## BEGIN
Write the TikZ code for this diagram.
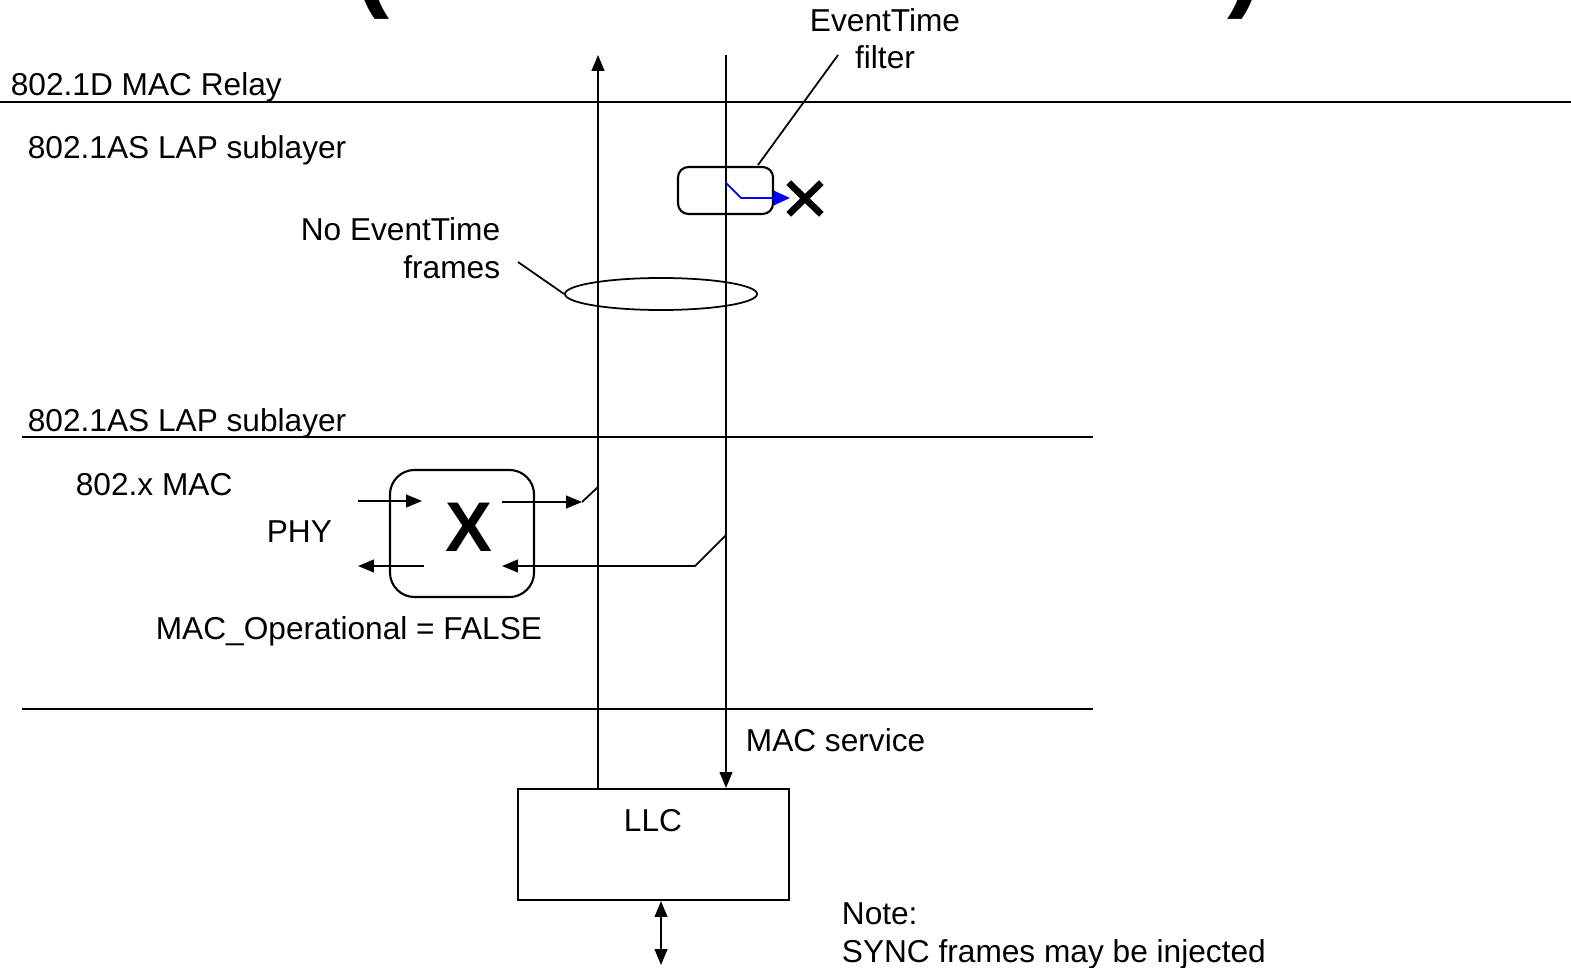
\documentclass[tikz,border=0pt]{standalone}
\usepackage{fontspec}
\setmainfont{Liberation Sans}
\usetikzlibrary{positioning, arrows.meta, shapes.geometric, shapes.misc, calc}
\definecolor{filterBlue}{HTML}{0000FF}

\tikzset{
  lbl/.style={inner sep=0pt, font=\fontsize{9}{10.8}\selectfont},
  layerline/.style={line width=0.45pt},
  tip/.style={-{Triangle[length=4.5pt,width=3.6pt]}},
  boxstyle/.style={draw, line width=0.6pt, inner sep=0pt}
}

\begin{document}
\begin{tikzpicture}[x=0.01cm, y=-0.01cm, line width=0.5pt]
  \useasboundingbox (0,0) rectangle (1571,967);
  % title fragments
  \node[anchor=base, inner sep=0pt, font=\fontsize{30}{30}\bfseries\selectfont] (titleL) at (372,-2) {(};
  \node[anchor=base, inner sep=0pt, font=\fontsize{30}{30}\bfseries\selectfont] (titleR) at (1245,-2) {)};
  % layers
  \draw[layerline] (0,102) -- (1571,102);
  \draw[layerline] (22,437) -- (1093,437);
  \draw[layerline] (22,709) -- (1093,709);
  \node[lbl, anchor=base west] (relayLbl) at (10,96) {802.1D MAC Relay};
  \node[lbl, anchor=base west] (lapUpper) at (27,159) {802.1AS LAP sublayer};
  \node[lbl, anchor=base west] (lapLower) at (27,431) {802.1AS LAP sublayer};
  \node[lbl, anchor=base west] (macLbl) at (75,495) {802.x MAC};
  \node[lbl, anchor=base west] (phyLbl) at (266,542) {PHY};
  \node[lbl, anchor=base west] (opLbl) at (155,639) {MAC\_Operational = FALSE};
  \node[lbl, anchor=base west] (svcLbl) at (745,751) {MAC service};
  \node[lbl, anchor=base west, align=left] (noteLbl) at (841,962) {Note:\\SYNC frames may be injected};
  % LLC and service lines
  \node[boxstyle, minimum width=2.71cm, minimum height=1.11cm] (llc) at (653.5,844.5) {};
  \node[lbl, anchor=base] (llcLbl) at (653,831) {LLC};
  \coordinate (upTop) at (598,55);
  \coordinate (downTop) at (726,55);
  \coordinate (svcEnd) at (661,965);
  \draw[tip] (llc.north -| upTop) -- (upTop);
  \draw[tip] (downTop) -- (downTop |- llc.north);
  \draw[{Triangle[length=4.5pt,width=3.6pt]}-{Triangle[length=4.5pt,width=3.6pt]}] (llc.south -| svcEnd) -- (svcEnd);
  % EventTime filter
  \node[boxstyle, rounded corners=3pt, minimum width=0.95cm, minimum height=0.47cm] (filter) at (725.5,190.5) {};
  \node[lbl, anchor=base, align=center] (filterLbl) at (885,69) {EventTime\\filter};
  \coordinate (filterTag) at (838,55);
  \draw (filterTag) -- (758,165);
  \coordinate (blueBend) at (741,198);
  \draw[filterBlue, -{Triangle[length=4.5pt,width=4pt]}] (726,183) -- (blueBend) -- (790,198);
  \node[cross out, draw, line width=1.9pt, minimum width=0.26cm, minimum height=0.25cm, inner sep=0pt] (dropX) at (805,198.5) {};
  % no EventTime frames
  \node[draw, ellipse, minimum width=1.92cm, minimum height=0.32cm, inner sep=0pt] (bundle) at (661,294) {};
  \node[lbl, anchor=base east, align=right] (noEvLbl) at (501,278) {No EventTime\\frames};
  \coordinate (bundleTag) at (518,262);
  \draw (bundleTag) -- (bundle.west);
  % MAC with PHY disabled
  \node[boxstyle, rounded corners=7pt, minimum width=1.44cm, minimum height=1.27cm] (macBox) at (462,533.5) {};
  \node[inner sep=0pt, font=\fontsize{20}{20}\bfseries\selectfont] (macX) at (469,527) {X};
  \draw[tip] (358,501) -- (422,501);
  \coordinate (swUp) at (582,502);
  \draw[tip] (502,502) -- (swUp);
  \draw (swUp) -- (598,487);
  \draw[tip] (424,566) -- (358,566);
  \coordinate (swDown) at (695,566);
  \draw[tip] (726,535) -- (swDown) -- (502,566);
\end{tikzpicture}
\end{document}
## END
Reproduce every line of the material precisely, omitting its pictures.

Write the TikZ code for this diagram.
\documentclass[tikz,border=0pt]{standalone}
\usepackage{fontspec}
\setmainfont{Liberation Sans}
\usetikzlibrary{positioning, arrows.meta, shapes.geometric, shapes.misc, calc}
\definecolor{filterBlue}{HTML}{0000FF}

\tikzset{
  lbl/.style={inner sep=0pt, font=\fontsize{9}{10.8}\selectfont},
  layerline/.style={line width=0.45pt},
  tip/.style={-{Triangle[length=4.5pt,width=3.6pt]}},
  boxstyle/.style={draw, line width=0.6pt, inner sep=0pt}
}

\begin{document}
\begin{tikzpicture}[x=0.01cm, y=-0.01cm, line width=0.5pt]
  \useasboundingbox (0,0) rectangle (1571,967);
  % title fragments
  \node[anchor=base, inner sep=0pt, font=\fontsize{30}{30}\bfseries\selectfont] (titleL) at (372,-2) {(};
  \node[anchor=base, inner sep=0pt, font=\fontsize{30}{30}\bfseries\selectfont] (titleR) at (1245,-2) {)};
  % layers
  \draw[layerline] (0,102) -- (1571,102);
  \draw[layerline] (22,437) -- (1093,437);
  \draw[layerline] (22,709) -- (1093,709);
  \node[lbl, anchor=base west] (relayLbl) at (10,96) {802.1D MAC Relay};
  \node[lbl, anchor=base west] (lapUpper) at (27,159) {802.1AS LAP sublayer};
  \node[lbl, anchor=base west] (lapLower) at (27,431) {802.1AS LAP sublayer};
  \node[lbl, anchor=base west] (macLbl) at (75,495) {802.x MAC};
  \node[lbl, anchor=base west] (phyLbl) at (266,542) {PHY};
  \node[lbl, anchor=base west] (opLbl) at (155,639) {MAC\_Operational = FALSE};
  \node[lbl, anchor=base west] (svcLbl) at (745,751) {MAC service};
  \node[lbl, anchor=base west, align=left] (noteLbl) at (841,962) {Note:\\SYNC frames may be injected};
  % LLC and service lines
  \node[boxstyle, minimum width=2.71cm, minimum height=1.11cm] (llc) at (653.5,844.5) {};
  \node[lbl, anchor=base] (llcLbl) at (653,831) {LLC};
  \coordinate (upTop) at (598,55);
  \coordinate (downTop) at (726,55);
  \coordinate (svcEnd) at (661,965);
  \draw[tip] (llc.north -| upTop) -- (upTop);
  \draw[tip] (downTop) -- (downTop |- llc.north);
  \draw[{Triangle[length=4.5pt,width=3.6pt]}-{Triangle[length=4.5pt,width=3.6pt]}] (llc.south -| svcEnd) -- (svcEnd);
  % EventTime filter
  \node[boxstyle, rounded corners=3pt, minimum width=0.95cm, minimum height=0.47cm] (filter) at (725.5,190.5) {};
  \node[lbl, anchor=base, align=center] (filterLbl) at (885,69) {EventTime\\filter};
  \coordinate (filterTag) at (838,55);
  \draw (filterTag) -- (758,165);
  \coordinate (blueBend) at (741,198);
  \draw[filterBlue, -{Triangle[length=4.5pt,width=4pt]}] (726,183) -- (blueBend) -- (790,198);
  \node[cross out, draw, line width=1.9pt, minimum width=0.26cm, minimum height=0.25cm, inner sep=0pt] (dropX) at (805,198.5) {};
  % no EventTime frames
  \node[draw, ellipse, minimum width=1.92cm, minimum height=0.32cm, inner sep=0pt] (bundle) at (661,294) {};
  \node[lbl, anchor=base east, align=right] (noEvLbl) at (501,278) {No EventTime\\frames};
  \coordinate (bundleTag) at (518,262);
  \draw (bundleTag) -- (bundle.west);
  % MAC with PHY disabled
  \node[boxstyle, rounded corners=7pt, minimum width=1.44cm, minimum height=1.27cm] (macBox) at (462,533.5) {};
  \node[inner sep=0pt, font=\fontsize{20}{20}\bfseries\selectfont] (macX) at (469,527) {X};
  \draw[tip] (358,501) -- (422,501);
  \coordinate (swUp) at (582,502);
  \draw[tip] (502,502) -- (swUp);
  \draw (swUp) -- (598,487);
  \draw[tip] (424,566) -- (358,566);
  \coordinate (swDown) at (695,566);
  \draw[tip] (726,535) -- (swDown) -- (502,566);
\end{tikzpicture}
\end{document}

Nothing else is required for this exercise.